So...Let's Talk About That Bad Final Dress Reharsal

by Chris Peterson, OnStage Blog Founder

Well… that was something, wasn’t it?

If you’re sitting there feeling like tonight’s final dress rehearsal was less Broadway-ready and more chaotic dress parade, let me tell you: you’re exactly where you need to be. Really. I promise.

Somewhere deep in the laws of theatre, right next to "never say Macbeth backstage" and "someone will always forget a prop until two minutes before curtain," there’s a rule that says: A rough final dress leads to a great opening night. It's basically science. (Or at least very aggressive superstition. Same thing.)

Here’s the thing: bad final dress rehearsals are a rite of passage.

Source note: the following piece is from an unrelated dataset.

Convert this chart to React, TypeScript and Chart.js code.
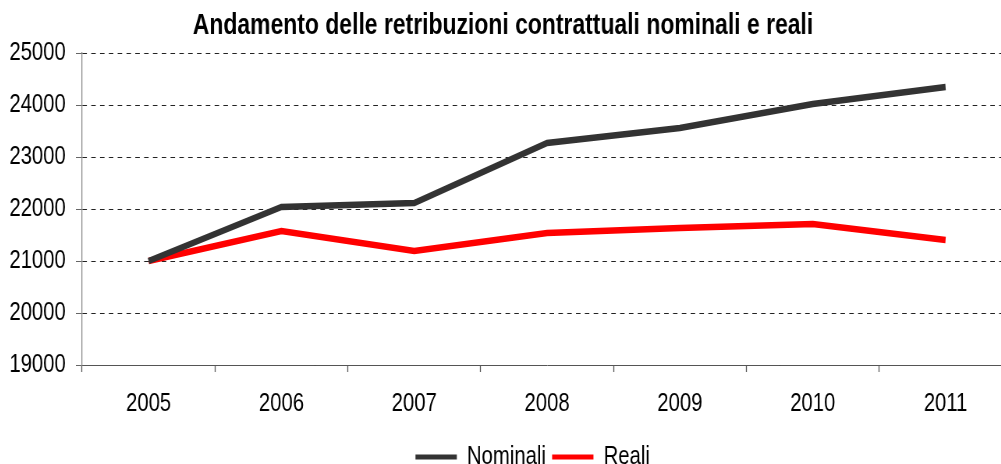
import React, { useEffect, useRef } from "react";
import { Chart, registerables } from "chart.js";

Chart.register(...registerables);

const categories = ["2005", "2006", "2007", "2008", "2009", "2010", "2011"];
const nominali = [21000, 22030, 22110, 23260, 23560, 24020, 24350];
const reali = [21000, 21580, 21190, 21540, 21640, 21720, 21410];
const yMin = 19000;
const yMax = 25000;
const yStep = 1000;

// The reference uses a narrow face; Liberation Sans drawn on a canvas that is
// displayed horizontally condensed gives the same look.
const SX = 0.78;
const CSS_W = 1018;
const CSS_H = 480;
const INNER_W = Math.round(CSS_W / SX);
const FONT = "'Liberation Sans', Arial, sans-serif";

const legendShift = {
  id: "legendShift",
  afterLayout(chart: any) {
    const l = chart.legend;
    if (l) {
      l.left += 38;
      l.right += 38;
    }
  },
};

export default function App() {
  const ref = useRef<HTMLCanvasElement | null>(null);
  useEffect(() => {
    if (!ref.current) return;
    const chart = new Chart(ref.current, {
      type: "line",
      data: {
        labels: categories,
        datasets: [
          {
            label: "Nominali",
            data: nominali,
            borderColor: "#333333",
            backgroundColor: "#333333",
            borderWidth: 6.5,
            pointRadius: 0,
            tension: 0,
          },
          {
            label: "Reali",
            data: reali,
            borderColor: "#ff0000",
            backgroundColor: "#ff0000",
            borderWidth: 6.5,
            pointRadius: 0,
            tension: 0,
          },
        ],
      },
      options: {
        animation: false,
        responsive: false,
        maintainAspectRatio: false,
        devicePixelRatio: 1,
        layout: { padding: 0 },
        plugins: {
          title: {
            display: true,
            text: "Andamento delle retribuzioni contrattuali nominali e reali",
            color: "#000",
            font: { family: FONT, size: 29.4, weight: "bold" },
            padding: { top: 8.3, bottom: 9.4 },
          },
          legend: {
            position: "bottom",
            labels: {
              color: "#000",
              font: { family: FONT, size: 26 },
              boxWidth: 53,
              boxHeight: 5,
              padding: 8,
              generateLabels: (c: any) => {
                const items = Chart.defaults.plugins.legend.labels.generateLabels(c);
                return items.map((it: any) => ({ ...it, lineWidth: 0, fillStyle: it.strokeStyle }));
              },
            },
          },
          tooltip: { enabled: false },
        },
        scales: {
          x: {
            type: "category",
            offset: true,
            afterFit: (s: any) => {
              s.height = 71;
            },
            grid: {
              offset: true,
              drawOnChartArea: false,
              drawTicks: true,
              tickLength: 7,
              tickWidth: 1.3,
              color: "#555",
            },
            border: { display: true, color: "#555", width: 1 },
            ticks: {
              color: "#000",
              font: { family: FONT, size: 26 },
              padding: 16,
              maxRotation: 0,
              autoSkip: false,
            },
          },
          y: {
            min: yMin,
            max: yMax,
            alignToPixels: true,
            afterFit: (s: any) => {
              s.width = 113;
            },
            grid: {
              color: "#222",
              tickLength: 8,
              tickColor: "#666",
              tickBorderDash: [],
            },
            border: { display: true, color: "#888", width: 1.3, dash: [5.8, 5.5] },
            ticks: {
              stepSize: yStep,
              color: "#000",
              font: { family: FONT, size: 26 },
              padding: 13,
              callback: (v: any) => String(v),
            },
          },
        },
      },
      plugins: [legendShift],
    });
    return () => chart.destroy();
  }, []);
  return (
    <div style={{ position: "absolute", left: 0, top: 0, width: 1001, height: 464, overflow: "hidden", background: "#fff" }}>
      <canvas
        ref={ref}
        width={INNER_W}
        height={CSS_H}
        style={{ position: "absolute", left: -6, top: 0, width: CSS_W, height: CSS_H }}
      />
    </div>
  );
}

They’re a necessary part of the process. They shake all the weird, nervous energy out. They reveal the tiny things that need tightening. And maybe, just maybe, they humble us a little bit before we get too confident and start monologuing to the wrong side of the audience. (It happens. We move on.)

Now, some advice — the real kind:

  • Take a deep breath.

  • Laugh a little.

  • Make a quick mental note of what you personally want to clean up. (Maybe that entrance that looked like a confused tourist? Or that costume change that turned into interpretive dance?) And then, let tonight go. Seriously. Release it like a bad 90s pop song you can’t get out of your head.

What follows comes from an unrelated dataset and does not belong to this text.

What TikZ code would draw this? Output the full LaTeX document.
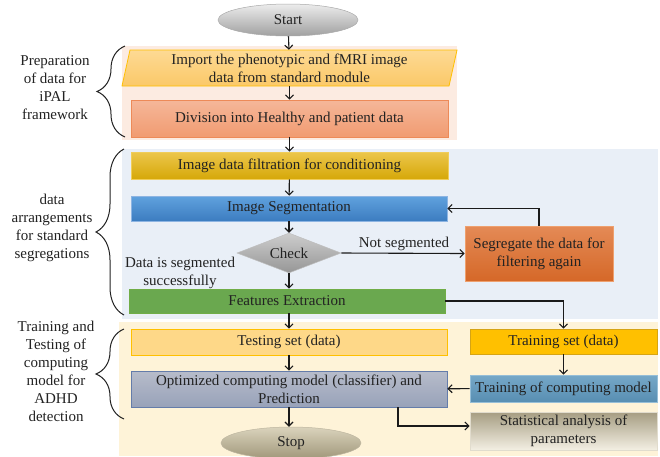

Because tomorrow isn’t a rehearsal. Tomorrow is the show.

Tomorrow you get an audience — and audiences are magic. They forgive stumbles. They love heart. They cheer for moments you think they didn’t even notice. They want to root for you.

And more than anything, tomorrow you’ll finally get to do what you signed up for: tell a story, live, in the messy, beautiful, unpredictable way only theatre allows.

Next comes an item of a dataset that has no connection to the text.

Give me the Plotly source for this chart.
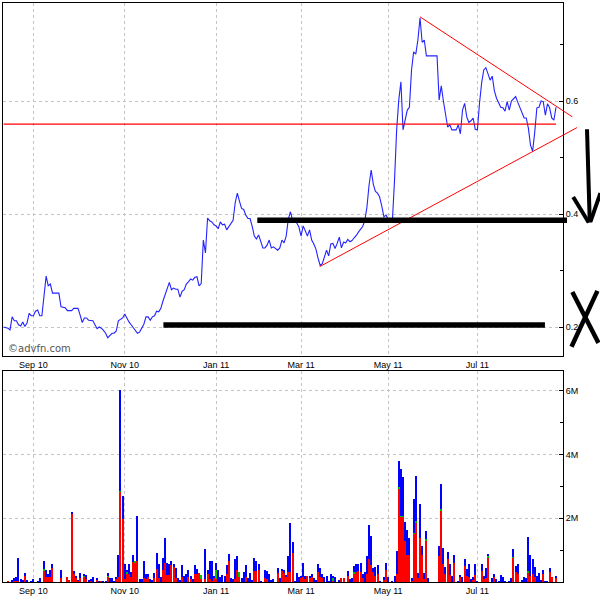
import numpy as np
import pandas as pd
import plotly.graph_objects as go

# ---------------- data ----------------
START = "2010-08-11"
HOLIDAYS = ["2010-08-30", "2010-12-27", "2010-12-28", "2011-01-03", "2011-04-22",
            "2011-04-25", "2011-04-29", "2011-05-02", "2011-05-30", "2011-08-29"]

TICK_MONTHS = ["2010-09", "2010-11", "2011-01", "2011-03", "2011-05", "2011-07"]
TICK_LABELS = ["Sep 10", "Nov 10", "Jan 11", "Mar 11", "May 11", "Jul 11"]

PRICE = [
    0.200, 0.199, 0.198, 0.195, 0.218, 0.211, 0.211, 0.204, 0.202, 0.209,
    0.201, 0.207, 0.224, 0.220, 0.220, 0.228, 0.230, 0.220, 0.220, 0.255,
    0.290, 0.273, 0.276, 0.260, 0.260, 0.260, 0.260, 0.236, 0.235, 0.234,
    0.229, 0.229, 0.229, 0.233, 0.233, 0.233, 0.221, 0.208, 0.216, 0.216,
    0.212, 0.211, 0.211, 0.204, 0.197, 0.200, 0.198, 0.194, 0.189, 0.181,
    0.186, 0.189, 0.189, 0.193, 0.211, 0.214, 0.216, 0.223, 0.215, 0.209,
    0.204, 0.199, 0.193, 0.189, 0.191, 0.197, 0.205, 0.218, 0.218, 0.212,
    0.218, 0.220, 0.228, 0.227, 0.233, 0.246, 0.258, 0.270, 0.279, 0.266,
    0.269, 0.267, 0.267, 0.253, 0.263, 0.266, 0.276, 0.280, 0.285, 0.283,
    0.288, 0.289, 0.273, 0.277, 0.354, 0.331, 0.393, 0.388, 0.386, 0.381,
    0.379, 0.374, 0.386, 0.381, 0.382, 0.372, 0.378, 0.382, 0.389, 0.420,
    0.437, 0.423, 0.410, 0.408, 0.398, 0.392, 0.392, 0.378, 0.361, 0.356,
    0.363, 0.352, 0.340, 0.340, 0.345, 0.354, 0.340, 0.342, 0.339, 0.336,
    0.340, 0.354, 0.349, 0.361, 0.391, 0.404, 0.389, 0.386, 0.384, 0.377,
    0.361, 0.379, 0.369, 0.361, 0.372, 0.354, 0.347, 0.338, 0.322, 0.309,
    0.312, 0.324, 0.336, 0.326, 0.347, 0.348, 0.339, 0.348, 0.359, 0.340,
    0.350, 0.349, 0.355, 0.351, 0.353, 0.358, 0.362, 0.368, 0.374, 0.378,
    0.388, 0.412, 0.451, 0.478, 0.453, 0.440, 0.437, 0.430, 0.414, 0.395,
    0.398, 0.391, 0.389, 0.389, 0.460, 0.549, 0.602, 0.634, 0.549, 0.566,
    0.584, 0.589, 0.655, 0.687, 0.683, 0.708, 0.747, 0.704, 0.708, 0.680,
    0.680, 0.680, 0.680, 0.680, 0.680, 0.602, 0.627, 0.600, 0.572, 0.554,
    0.558, 0.549, 0.549, 0.549, 0.558, 0.542, 0.584, 0.596, 0.572, 0.562,
    0.565, 0.570, 0.550, 0.549, 0.596, 0.632, 0.655, 0.659, 0.648, 0.637,
    0.644, 0.618, 0.605, 0.596, 0.589, 0.588, 0.582, 0.599, 0.584, 0.600,
    0.604, 0.608, 0.598, 0.589, 0.579, 0.570, 0.570, 0.552, 0.522, 0.511,
    0.545, 0.588, 0.589, 0.600, 0.599, 0.575, 0.595, 0.588, 0.570, 0.566,
    0.589,
]

# volume in millions of shares
VOL_TOTAL = [
    0, 0, 0.03, 0, 0.07, 0.14, 0.18, 0.75, 0.10, 0.08,
    0.30, 0.08, 0, 0.05, 0.10, 0, 0.02, 0.14, 0, 0.68,
    0.37, 0.26, 0.40, 0.58, 0, 0, 0, 0.40, 0, 0,
    0.18, 0.07, 2.18, 0.34, 0.21, 0.07, 0.30, 0, 0.26, 0.24,
    0.07, 0.10, 0.18, 0, 0.14, 0.05, 0.05, 0.03, 0.05, 0.30,
    0.14, 0.14, 0.05, 0.18, 0.87, 6.02, 2.70, 0.58, 0.40, 0.56,
    0.32, 0.87, 0.66, 2.07, 0.10, 0.10, 0.68, 0.26, 0.26, 0.10,
    0.07, 0.28, 0.93, 0.56, 0.16, 0.77, 1.40, 0.61, 0.58, 0.68,
    0.58, 0.45, 0.14, 0.07, 0.53, 0.21, 0.26, 0.37, 0.21, 0.10,
    0.53, 0.42, 0.28, 0.24, 0, 1.03, 0.40, 0.68, 0.68, 0.21,
    0.61, 0.37, 0.16, 0.24, 0.21, 0.53, 0.90, 0.14, 0.10, 0.72,
    0.81, 0.31, 0.14, 0.31, 0.53, 0.14, 0.29, 0.07, 0.77, 0.68,
    0.58, 0.05, 0, 0.37, 0.35, 0.26, 0.07, 0.10, 0, 0.45,
    0.14, 0.43, 0.37, 0.24, 0.84, 1.86, 1.26, 0.05, 0.29, 0.18,
    0.21, 0.60, 0.21, 0.21, 0.21, 0.26, 0.13, 0.08, 0.58, 0.46,
    0.26, 0.16, 0.21, 0.05, 0.26, 0.18, 0.18, 0, 0.08, 0.13,
    0.13, 0, 0.34, 0.11, 0.13, 0.50, 0.56, 0.58, 0.62, 0.26,
    0.32, 0.81, 1.79, 1.44, 0.45, 0.47, 0.53, 0.05, 0, 0.16,
    0.62, 0.16, 0, 0.03, 0.21, 0.98, 3.82, 3.55, 3.30, 1.90,
    1.65, 1.40, 0.15, 2.60, 3.32, 0.30, 2.47, 1.13, 0.30, 1.61,
    0.15, 0, 0, 0, 0, 1.13, 3.08, 1.07, 0.47, 0.95,
    0.58, 0.19, 0.87, 0, 0.05, 0.23, 0.16, 0.72, 0.42, 0.56,
    0.10, 0.16, 0.56, 0.03, 0, 0.56, 0.21, 0.44, 0.90, 0,
    0.13, 0.26, 0.10, 0.05, 0.24, 0.18, 0.05, 0, 0.05, 0.13,
    1.04, 0.50, 0.58, 0, 0.07, 0.18, 0.13, 1.42, 0.87, 0.72,
    0.47, 0.21, 0.29, 0.08, 0.40, 0.05, 0.05, 0.44, 0.16, 0,
    0.18,
]

VOL_RED = [
    0, 0, 0.03, 0, 0, 0.03, 0.05, 0.05, 0, 0,
    0.20, 0, 0, 0, 0, 0, 0, 0, 0, 0.37,
    0.16, 0.16, 0.16, 0.45, 0, 0, 0, 0.14, 0, 0,
    0.18, 0.07, 2.16, 0.26, 0.14, 0.05, 0.14, 0, 0.18, 0.10,
    0, 0.07, 0, 0, 0.07, 0, 0.05, 0, 0, 0.17,
    0, 0, 0, 0.10, 0.18, 2.84, 2.00, 0.10, 0.26, 0.26,
    0.18, 0.63, 0.63, 0.68, 0, 0, 0.14, 0.10, 0.16, 0,
    0, 0.14, 0.42, 0.14, 0, 0.37, 0.60, 0.24, 0.24, 0.53,
    0.47, 0.14, 0, 0, 0.18, 0, 0, 0.16, 0.10, 0,
    0.26, 0.26, 0.28, 0.10, 0, 0.10, 0.26, 0.10, 0.05, 0.14,
    0.10, 0, 0, 0, 0, 0.26, 0.66, 0, 0, 0.10,
    0.37, 0.16, 0, 0, 0.18, 0, 0, 0, 0.34, 0.35,
    0.39, 0, 0, 0.14, 0.10, 0, 0, 0, 0, 0.28,
    0, 0.37, 0.31, 0.16, 0.32, 0.32, 0.92, 0, 0, 0,
    0.16, 0.16, 0.10, 0.21, 0.16, 0.16, 0, 0, 0.32, 0.16,
    0.14, 0, 0, 0, 0, 0.05, 0, 0, 0, 0.13,
    0.13, 0, 0.21, 0, 0, 0.26, 0.32, 0.35, 0.32, 0.14,
    0, 0.26, 0.74, 0.53, 0.32, 0.21, 0.26, 0, 0, 0.10,
    0.37, 0, 0, 0, 0, 0.26, 2.95, 2.05, 2.05, 1.30,
    0.85, 0.85, 0.05, 1.52, 1.88, 0.15, 1.38, 0.86, 0.10, 1.32,
    0, 0, 0, 0, 0, 0.84, 2.26, 0.58, 0.26, 0.72,
    0.23, 0, 0.60, 0, 0, 0.16, 0, 0.50, 0.21, 0.16,
    0, 0.10, 0.23, 0, 0, 0.35, 0.10, 0.13, 0.79, 0,
    0, 0.16, 0, 0, 0, 0, 0, 0, 0, 0,
    0.77, 0.32, 0.26, 0, 0, 0, 0, 0.32, 0.21, 0.26,
    0.16, 0, 0, 0, 0.26, 0, 0, 0.32, 0.16, 0,
    0.14,
]

# thin green slivers (day index -> millions)
VOL_GREEN_DAYS = [19, 33, 38, 49, 55, 58, 62, 93, 100, 111, 155, 165, 186, 187, 188,
                  193, 194, 199, 206, 228, 240, 247, 253]
VOL_GREEN_VALS = [0.04, 0.03, 0.03, 0.03, 0.03, 0.08, 0.03, 0.14, 0.27, 0.15, 0.10, 0.05, 0.04, 0.03, 0.03,
                  0.04, 0.04, 0.03, 0.04, 0.03, 0.03, 0.03, 0.03]

# hand-drawn annotations, in (trading-day index, price) units
H_LINE = dict(days=(0, 260), price=0.559)
TREND_UPPER = [(196, 0.749), (267.7, 0.572)]
TREND_LOWER = [(148.8, 0.307), (269.9, 0.553)]
BLACK_UPPER = [(119.4, 0.389), (265.2, 0.389)]
BLACK_LOWER = [(75.2, 0.2035), (254.8, 0.2035)]
ARROW = [[(274.6, 0.550), (275.9, 0.385)],
         [(268.1, 0.430), (275.4, 0.385)],
         [(280.9, 0.437), (276.2, 0.386)]]
CROSS = [[(267.7, 0.262), (280.0, 0.172)],
         [(279.5, 0.264), (267.3, 0.165)]]

# ---------------- axes geometry ----------------
X_RANGE = [-0.3, 263.3]
P_RANGE = [0.1487, 0.7735]
V_RANGE = [0, 6.63]
UPPER_DOMAIN = [0.3903, 1.0]
LOWER_DOMAIN = [0.0, 0.3649]

n = len(PRICE)
x = np.arange(n)
bd = pd.bdate_range(START, periods=n + 40)
bd = bd[~bd.isin(pd.to_datetime(HOLIDAYS))][:n]
tickvals = [int(np.argmax(bd >= pd.Timestamp(m + "-01"))) for m in TICK_MONTHS]
date_txt = [d.strftime("%d %b %Y") for d in bd]

green = np.zeros(n)
for d, v in zip(VOL_GREEN_DAYS, VOL_GREEN_VALS):
    green[d] = v
red = np.array(VOL_RED, dtype=float)
blue = np.clip(np.array(VOL_TOTAL, dtype=float) - red - green, 0, None)


def pxx(day):
    return (day - X_RANGE[0]) / (X_RANGE[1] - X_RANGE[0])


def pyy(price):
    return UPPER_DOMAIN[0] + (price - P_RANGE[0]) / (P_RANGE[1] - P_RANGE[0]) * (UPPER_DOMAIN[1] - UPPER_DOMAIN[0])


fig = go.Figure()
fig.add_trace(go.Scatter(x=x, y=PRICE, mode="lines", line=dict(color="#2323ff", width=1.1),
                         customdata=date_txt, hovertemplate="%{customdata}<br>%{y:.3f}<extra></extra>",
                         xaxis="x", yaxis="y", showlegend=False))
for vals, col in [(red, "#ff0000"), (green, "#00c000"), (blue, "#0000ff")]:
    fig.add_trace(go.Bar(x=x, y=vals, width=0.5, marker=dict(color=col, line=dict(width=0)),
                         xaxis="x2", yaxis="y2", showlegend=False, hoverinfo="skip"))

shapes = []
def seg(p0, p1, color, width):
    shapes.append(dict(type="line", xref="paper", yref="paper",
                       x0=pxx(p0[0]), y0=pyy(p0[1]), x1=pxx(p1[0]), y1=pyy(p1[1]),
                       line=dict(color=color, width=width), layer="above"))

seg((H_LINE["days"][0], H_LINE["price"]), (H_LINE["days"][1], H_LINE["price"]), "#ff0000", 1.3)
seg(TREND_UPPER[0], TREND_UPPER[1], "#ff0000", 1)
seg(TREND_LOWER[0], TREND_LOWER[1], "#ff0000", 1)
seg(BLACK_UPPER[0], BLACK_UPPER[1], "#000000", 5.5)
seg(BLACK_LOWER[0], BLACK_LOWER[1], "#000000", 5.5)
for a, b in ARROW:
    seg(a, b, "#000000", 4)
for a, b in CROSS:
    seg(a, b, "#000000", 4.5)

grid = dict(showgrid=True, gridcolor="#c4c4c4", griddash="dot", gridwidth=1)
frame = dict(showline=True, linecolor="black", linewidth=1, mirror=True)
tfont = dict(family="Liberation Sans, Arial, sans-serif", size=9, color="black")

fig.update_layout(
    width=600, height=600, margin=dict(l=3, r=37, t=3, b=18),
    paper_bgcolor="white", plot_bgcolor="white", barmode="stack", bargap=0,
    shapes=shapes, hovermode="closest",
    xaxis=dict(domain=[0, 1], range=X_RANGE, anchor="y", tickvals=tickvals, ticktext=TICK_LABELS,
               ticks="", tickfont=tfont, zeroline=False, **grid, **frame),
    yaxis=dict(domain=UPPER_DOMAIN, range=P_RANGE, anchor="x", side="right",
               tickvals=[0.2, 0.4, 0.6], ticktext=["0.2", "0.4", "0.6"],
               ticks="inside", ticklen=4, tickcolor="black",
               minor=dict(tickvals=[0.3, 0.5, 0.7], ticks="inside", ticklen=3, tickcolor="black", showgrid=False),
               tickfont=tfont, zeroline=False, **grid, **frame),
    xaxis2=dict(domain=[0, 1], range=X_RANGE, anchor="y2", tickvals=tickvals, ticktext=TICK_LABELS,
                ticks="", tickfont=tfont, zeroline=False, **grid, **frame),
    yaxis2=dict(domain=LOWER_DOMAIN, range=V_RANGE, anchor="x2", side="right",
                tickvals=[2, 4, 6], ticktext=["2M", "4M", "6M"],
                ticks="inside", ticklen=4, tickcolor="black",
                minor=dict(tickvals=[1, 3, 5], ticks="inside", ticklen=3, tickcolor="black", showgrid=False),
                tickfont=tfont, zeroline=False, **grid, **frame),
    annotations=[dict(text="©advfn.com", xref="paper", yref="paper", x=0.006, y=pyy(0.6 + (101 - 348) / 565),
                      xanchor="left", yanchor="middle", showarrow=False,
                      font=dict(family="DejaVu Sans, sans-serif", size=10, color="#555555"))],
)

fig.write_html("out.html", config={"displayModeBar": False},
               post_script="document.body.style.margin='0px';document.body.style.overflow='hidden';")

Here’s one more secret no one tells you:

  • Opening night isn’t about perfection.

  • It’s about energy.

  • It’s about trust.

  • It’s about loving the show and each other enough to laugh through the mishaps and still make magic.

So drink some water. Get some sleep. Tape your props down with more gaff tape than a NASA launch if you have to. Then show up ready to share what you’ve built — even if it’s a little wobbly around the edges.

You’re ready. You’re more ready than you think. And honestly, if tonight was the dress rehearsal disaster? Tomorrow’s going to feel like a standing ovation.

Break legs, you brilliant, resilient, wonderfully chaotic humans.